4 – Accompagner les femmes
Si Citigroup a récemment annoncé la nomination de Jane Fraser à sa tête, il y a encore un manque de modèles féminins dans la plupart des organisations. « Les femmes comme moi qui ont le privilège d’être dans des positions de haute direction doivent se faire un devoir d’être des modèles », affirme Geneviève Mottard.
« Les femmes comme moi qui ont le privilège d’être dans des positions de haute direction doivent se faire un devoir d’être des modèles » - Geneviève Mottard
5 - Travailler sur l’image de l’industrie financière
« L’enjeu, c’est d’être capable de pouvoir bâtir des équipes diversifiées, d’intéresser les femmes aux métiers de gestionnaires et d’analystes », partage Maxime Ménard. Jarislowsky Fraser fait beaucoup d’efforts au niveau des universités pour intéresser les jeunes femmes à la finance. Geneviève Mottard relève que l’industrie financière a la réputation d’être très exigeante, et que beaucoup de jeunes femmes se posent la question de la possibilité de conjuguer un poste à responsabilité à des valeurs familiales.

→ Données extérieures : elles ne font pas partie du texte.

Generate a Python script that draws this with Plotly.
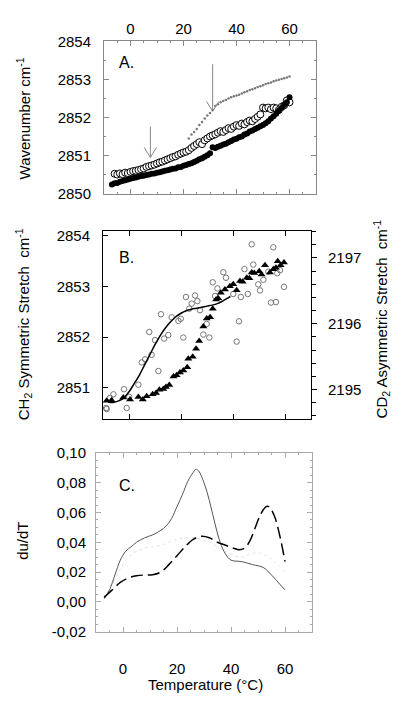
import plotly.graph_objects as go

# ---------------- Panel A data ----------------
a_filled_t = list(range(-7, 61))
a_filled = [2850.24, 2850.27, 2850.28, 2850.31, 2850.33, 2850.35, 2850.37, 2850.39,
            2850.41, 2850.42, 2850.44, 2850.46, 2850.47, 2850.49, 2850.50, 2850.52,
            2850.53, 2850.55, 2850.56, 2850.58, 2850.60, 2850.61, 2850.63, 2850.65,
            2850.66, 2850.69, 2850.70, 2850.73, 2850.75, 2850.78, 2850.80, 2850.83,
            2850.86, 2850.90, 2850.93, 2850.97, 2851.01, 2851.06, 2851.22, 2851.20,
            2851.23, 2851.26, 2851.29, 2851.31, 2851.35, 2851.38, 2851.42, 2851.44,
            2851.48, 2851.50, 2851.55, 2851.58, 2851.63, 2851.66, 2851.70, 2851.73,
            2851.77, 2851.80, 2851.85, 2851.90, 2851.97, 2852.03, 2852.10, 2852.18,
            2852.25, 2852.33, 2852.40, 2852.53]

a_open_t = list(range(-6, 61))
a_open = [2850.52, 2850.50, 2850.53, 2850.51, 2850.55, 2850.54, 2850.57, 2850.59,
          2850.60, 2850.62, 2850.64, 2850.66, 2850.70, 2850.72, 2850.74, 2850.76,
          2850.79, 2850.82, 2850.84, 2850.87, 2850.90, 2850.93, 2850.96, 2850.98,
          2851.02, 2851.05, 2851.08, 2851.10, 2851.14, 2851.20, 2851.25, 2851.30,
          2851.35, 2851.30, 2851.40, 2851.45, 2851.50, 2851.53, 2851.56, 2851.60,
          2851.64, 2851.62, 2851.67, 2851.72, 2851.70, 2851.76, 2851.80, 2851.78,
          2851.84, 2851.82, 2851.88, 2851.92, 2851.90, 2851.96, 2852.02, 2852.08,
          2852.26, 2852.24, 2852.26, 2852.22, 2852.26, 2852.24, 2852.20, 2852.28,
          2852.32, 2852.45, 2852.40]

a_dot_t = list(range(22, 61))
a_dot = [2851.45, 2851.55, 2851.62, 2851.70, 2851.80, 2851.88, 2851.97, 2852.05,
         2852.12, 2852.20, 2852.30, 2852.35, 2852.40, 2852.43, 2852.46, 2852.50,
         2852.53, 2852.56, 2852.58, 2852.60, 2852.63, 2852.66, 2852.69, 2852.72,
         2852.74, 2852.77, 2852.80, 2852.82, 2852.85, 2852.88, 2852.90, 2852.92,
         2852.95, 2852.97, 2852.99, 2853.01, 2853.03, 2853.05, 2853.08]

# arrows in panel A: (temperature, tail value, head value)
a_arrows = [(7.5, 2851.76, 2850.95), (31.0, 2853.40, 2852.16)]

# ---------------- Panel B data ----------------
b_circ_t = [-8.8, -8.6, -7.3, -6.0, -1.9, -0.9, 0.1, 3.6, 4.9, 6.2, 8.7, 11.3, 7.8, 10.0,
            12.3, 13.5, 15.1, 16.4, 19.0, 19.9, 20.9, 21.9, 23.2, 24.1, 25.4, 26.3,
            27.3, 28.6, 29.9, 30.9, 32.2, 33.1, 34.0, 36.3, 37.3, 40.1, 41.4, 42.3,
            43.0, 44.4, 45.7, 47.2, 47.8, 49.7, 50.4, 51.7, 53.6, 54.6, 55.5, 56.5,
            57.0, 58.1, 59.6]
b_circ = [2850.60, 2850.58, 2850.80, 2850.87, 2850.97, 2850.60, 2850.82, 2851.06, 2851.50,
          2851.56, 2851.65, 2851.33, 2852.10, 2851.94, 2852.45, 2851.97, 2852.04, 2852.39,
          2852.32, 2852.36, 2851.99, 2852.79, 2852.56, 2852.66, 2852.82, 2852.71, 2852.53,
          2852.05, 2852.26, 2851.99, 2853.08, 2852.81, 2852.96, 2853.28, 2853.17, 2852.85,
          2851.91, 2852.31, 2852.79, 2853.34, 2852.85, 2853.83, 2853.43, 2853.04, 2852.92,
          2853.13, 2853.29, 2852.68, 2853.77, 2852.69, 2853.26, 2853.32, 2852.99]

b_fit_t = [-8, -6, -4, -2, 0, 2, 4, 6, 8, 10, 12, 14, 16, 18, 20, 22, 24, 26, 28, 30,
           32, 34, 36, 38, 39]
b_fit = [2850.72, 2850.71, 2850.74, 2850.80, 2850.92, 2851.08, 2851.25, 2851.45, 2851.65,
         2851.85, 2852.03, 2852.18, 2852.30, 2852.40, 2852.47, 2852.52, 2852.55, 2852.57,
         2852.59, 2852.61, 2852.63, 2852.66, 2852.71, 2852.77, 2852.80]

b_tri_t = [-8.6, -6.7, -2.2, 0.4, 3.6, 5.3, 6.8, 9.1, 10.4, 11.7, 13.2, 14.2, 15.5, 17.1,
           18.3, 19.6, 20.9, 22.4, 22.8, 24.5, 25.8, 27.0, 28.6, 29.9, 31.2, 32.2, 33.5,
           34.3, 35.3, 36.9, 38.8, 40.1, 41.4, 42.7, 43.7, 45.3, 46.3, 47.2, 48.2, 50.1,
           51.0, 52.3, 54.2, 55.5, 56.5, 57.2, 58.3, 59.6]
b_tri = [2194.83, 2194.84, 2194.88, 2194.85, 2194.89, 2194.85, 2194.90, 2194.93, 2194.95,
         2195.00, 2195.01, 2195.04, 2195.07, 2195.20, 2195.22, 2195.26, 2195.29, 2195.34,
         2195.47, 2195.50, 2195.62, 2195.74, 2195.96, 2196.08, 2196.10, 2196.23, 2196.37,
         2196.39, 2196.47, 2196.52, 2196.57, 2196.60, 2196.51, 2196.65, 2196.64, 2196.70,
         2196.69, 2196.78, 2196.77, 2196.80, 2196.75, 2196.89, 2196.78, 2196.83, 2196.85,
         2196.95, 2196.89, 2196.93]

# ---------------- Panel C data ----------------
c_solid_t = [-7, -5, -3, -1, 1, 3, 5, 8, 11, 14, 16, 18, 20, 22, 24, 26, 27, 28, 30, 32,
             34, 36, 38, 40, 44, 48, 52, 55, 58, 60]
c_solid = [0.002, 0.008, 0.018, 0.028, 0.034, 0.037, 0.040, 0.043, 0.045, 0.048, 0.051,
           0.056, 0.064, 0.072, 0.081, 0.087, 0.089, 0.088, 0.080, 0.068, 0.053, 0.040,
           0.032, 0.028, 0.027, 0.025, 0.023, 0.018, 0.012, 0.008]

c_dash_t = [-7, -4, -1, 2, 5, 8, 11, 14, 17, 20, 23, 26, 29, 32, 35, 38, 41, 43, 45, 47,
            49, 51, 53, 54, 56, 58, 60]
c_dash = [0.003, 0.008, 0.013, 0.016, 0.0175, 0.018, 0.0182, 0.020, 0.025, 0.031, 0.037,
          0.042, 0.044, 0.043, 0.040, 0.038, 0.036, 0.035, 0.036, 0.041, 0.050, 0.059,
          0.064, 0.064, 0.058, 0.045, 0.027]

c_dot_t = [-7, -4, -1, 2, 5, 8, 11, 14, 17, 20, 23, 26, 29, 32, 35, 38, 41, 44, 47, 50,
           53, 56, 60]
c_dot = [0.003, 0.012, 0.022, 0.030, 0.034, 0.036, 0.037, 0.038, 0.040, 0.042, 0.043,
         0.043, 0.042, 0.040, 0.037, 0.034, 0.031, 0.030, 0.032, 0.033, 0.031, 0.027, 0.020]

temp_ticks = [0, 20, 40, 60]
a_yticks = [2850, 2851, 2852, 2853, 2854]
b_yticks = [2851, 2852, 2853, 2854]
b_y2ticks = [2195, 2196, 2197]
c_yticks = [-0.02, 0.0, 0.02, 0.04, 0.06, 0.08, 0.10]
c_yticktext = ["-0,02", "0,00", "0,02", "0,04", "0,06", "0,08", "0,10"]

# The page body has an 8px margin, so the figure is drawn 8px in from the corner;
# size it so that its right and bottom edges meet the window edges.
OFF = 8
W, H = 400 - OFF, 701 - OFF
FONT = "Arial, Liberation Sans, sans-serif"


def dx(p):
    return (p - OFF) / W


def dy(p):
    return 1 - (p - OFF) / H


fig = go.Figure()

# Panel A
fig.add_trace(go.Scatter(x=a_dot_t, y=a_dot, mode="markers", xaxis="x", yaxis="y",
                         marker=dict(symbol="circle", size=2.5, color="#777777")))
fig.add_trace(go.Scatter(x=a_open_t, y=a_open, mode="markers", xaxis="x", yaxis="y",
                         marker=dict(symbol="circle", size=7, color="white",
                                     line=dict(color="black", width=1))))
fig.add_trace(go.Scatter(x=a_filled_t, y=a_filled, mode="markers", xaxis="x", yaxis="y",
                         marker=dict(symbol="circle", size=6, color="black")))

# Panel B
fig.add_trace(go.Scatter(x=b_circ_t, y=b_circ, mode="markers", xaxis="x2", yaxis="y2",
                         marker=dict(symbol="circle-open", size=5.5, color="#777777",
                                     line=dict(width=1))))
fig.add_trace(go.Scatter(x=b_fit_t, y=b_fit, mode="lines", xaxis="x2", yaxis="y2",
                         line=dict(color="black", width=1.5, shape="spline")))
fig.add_trace(go.Scatter(x=b_tri_t, y=b_tri, mode="markers", xaxis="x2", yaxis="y3",
                         marker=dict(symbol="triangle-up", size=7, color="black")))

# Panel C
fig.add_trace(go.Scatter(x=c_dot_t, y=c_dot, mode="lines", xaxis="x3", yaxis="y4",
                         line=dict(color="#e2e2e2", width=1, dash="dot", shape="spline")))
fig.add_trace(go.Scatter(x=c_solid_t, y=c_solid, mode="lines", xaxis="x3", yaxis="y4",
                         line=dict(color="#555555", width=1, shape="spline")))
fig.add_trace(go.Scatter(x=c_dash_t, y=c_dash, mode="lines", xaxis="x3", yaxis="y4",
                         line=dict(color="black", width=1.5, dash="12px,5px", shape="spline")))

tickfont = dict(family=FONT, size=15, color="black")

common_x = dict(range=[-10, 70], tickvals=temp_ticks, ticks="inside", ticklen=5,
                showline=True, mirror="ticks", showgrid=False, zeroline=False,
                tickfont=tickfont)

fig.update_layout(
    width=W, height=H, margin=dict(l=0, r=0, t=0, b=0),
    paper_bgcolor="white", plot_bgcolor="white", showlegend=False,
    font=dict(family=FONT, color="black"),
    xaxis=dict(common_x, domain=[dx(104), dx(316)], anchor="y", side="top",
               linecolor="#888888", tickcolor="#888888",
               minor=dict(dtick=5, ticks="inside", ticklen=2, tickcolor="#888888")),
    yaxis=dict(domain=[dy(189), dy(33)], range=[2850, 2854], tickvals=a_yticks,
               anchor="x", ticks="inside", ticklen=5, showline=True, mirror="ticks",
               linecolor="#888888", tickcolor="#888888", showgrid=False, zeroline=False,
               tickfont=tickfont, ticklabelstandoff=9,
               minor=dict(dtick=0.5, ticks="inside", ticklen=2, tickcolor="#888888")),
    xaxis2=dict(common_x, domain=[dx(103), dx(311)], anchor="y2", showticklabels=False,
                linecolor="black", tickcolor="black"),
    yaxis2=dict(domain=[dy(420), dy(227)], range=[2850.385, 2854.1], tickvals=b_yticks,
                anchor="x2", ticks="inside", ticklen=5, showline=True, mirror=True,
                linecolor="black", tickcolor="black", showgrid=False, zeroline=False,
                tickfont=tickfont, ticklabelstandoff=9),
    yaxis3=dict(overlaying="y2", side="right", anchor="x2", range=[2194.556, 2197.415],
                tickvals=b_y2ticks, ticks="outside", ticklen=5, showline=False,
                tickcolor="black", showgrid=False, zeroline=False, tickfont=tickfont,
                ticklabelstandoff=8,
                minor=dict(dtick=0.2, ticks="outside", ticklen=4, tickcolor="black")),
    xaxis3=dict(common_x, domain=[dx(96), dx(312)], anchor="y4",
                linecolor="#aaaaaa", tickcolor="#aaaaaa", ticklabelstandoff=23,
                minor=dict(dtick=5, ticks="inside", ticklen=2, tickcolor="#aaaaaa")),
    yaxis4=dict(domain=[dy(638), dy(455)], range=[-0.02, 0.10], tickvals=c_yticks,
                ticktext=c_yticktext, anchor="x3", ticks="inside", ticklen=5,
                showline=True, mirror="ticks", linecolor="#aaaaaa", tickcolor="#aaaaaa",
                showgrid=False, zeroline=False, tickfont=tickfont, ticklabelstandoff=6,
                minor=dict(dtick=0.005, ticks="inside", ticklen=2, tickcolor="#aaaaaa")),
)

# arrows drawn as a shaft plus an open V head (head half-width in degC, head length in value)
HEAD_DT, HEAD_DV = 2.3, 0.26
shapes = []
for t, tail, head in a_arrows:
    line = dict(color="#888888", width=1)
    shapes.append(dict(type="line", xref="x", yref="y", x0=t, x1=t, y0=tail, y1=head,
                       line=line))
    shapes.append(dict(type="line", xref="x", yref="y", x0=t - HEAD_DT, x1=t,
                       y0=head + HEAD_DV, y1=head, line=line))
    shapes.append(dict(type="line", xref="x", yref="y", x0=t + HEAD_DT, x1=t,
                       y0=head + HEAD_DV, y1=head, line=line))
fig.update_layout(shapes=shapes)


def note(text, x, y, size=15, angle=0):
    return dict(text=text, x=dx(x), y=dy(y), xref="paper", yref="paper",
                xanchor="center", yanchor="middle", showarrow=False, textangle=angle,
                font=dict(family=FONT, size=size, color="black"))


annotations = [
    note("A.", 127, 55, 16),
    note("B.", 127, 255, 16),
    note("C.", 127, 488, 16),
    note("Wavenumber cm<sup>-1</sup>", 23, 112, angle=-90),
    note("CH<sub>2</sub> Symmetric Stretch  cm<sup>-1</sup>", 23, 323, angle=-90),
    note("du/dT", 23, 545, angle=-90),
    note("CD<sub>2</sub> Asymmetric Stretch  cm<sup>-1</sup>", 381, 318, angle=-90),
    note("Temperature (°C)", 205, 692),
]
fig.update_layout(annotations=annotations)

fig.write_html("out.html")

« L’enjeu, c’est d’être capable de pouvoir bâtir des équipes diversifiées, d’intéresser les femmes aux métiers de gestionnaires et d’analystes », partage Maxime Ménard.
Plus de femmes à la tête des entreprises signifie qu’elles acquièrent un certain capital. Quelles relations entretiennent-elles avec leurs finances personnelles ?
Attention à ne pas tomber dans les stéréotypes, avertit Robert Dumas, qui insiste sur l’importance des facteurs générationnels et culturels. « À littératie financière équivalente, les besoins et les perspectives sont différents. L’homme va aller chercher l’enrichissement, la maximisation du rendement. La femme, c’est beaucoup plus la protection du noyau familial et du patrimoine, le long terme », partage-t-il.
D’après un sondage, 70% des femmes veulent investir dans des placements qui favorisent le développement durable, contribuant à redéfinir les critères de succès. Robert Dumas relève que dans les 18 derniers mois, plusieurs des plus grands investisseurs mondiaux ont décidé que le succès d’une organisation ne devrait pas se mesurer tous les trimestres, mais avec une perspective beaucoup plus longue. Selon lui, cette évolution est liée à l’essor des critères de responsabilité sociale, les ESG (Environnement Société Gouvernance).
Maxime Ménard juge la situation de l’ESG complexe, car les comportements de consommation tardent à s’aligner avec les critères d’investissement. « Il faut avoir le capital un peu plus patient, mais il faut aussi consommer de façon cohérente avec les objectifs qu’on donne à nos placements », résume Marie Grégoire, éditrice de Premières en Affaires.
« Il faut avoir le capital un peu plus patient, mais il faut aussi consommer de façon cohérente avec les objectifs qu’on donne à nos placements » - Marie Grégoire
À Robert Dumas souligne que prêteurs et investisseurs regardent de près la performance en termes de responsabilité sociale, si bien que l’accès au capital va être déterminé par la performance en termes de diversité ». Selon son analyse, « la diversité devient un avantage compétitif pour ceux qui l’utilisent » : un incitatif qui pourrait bien devenir le vecteur d’une réelle transformation sociale.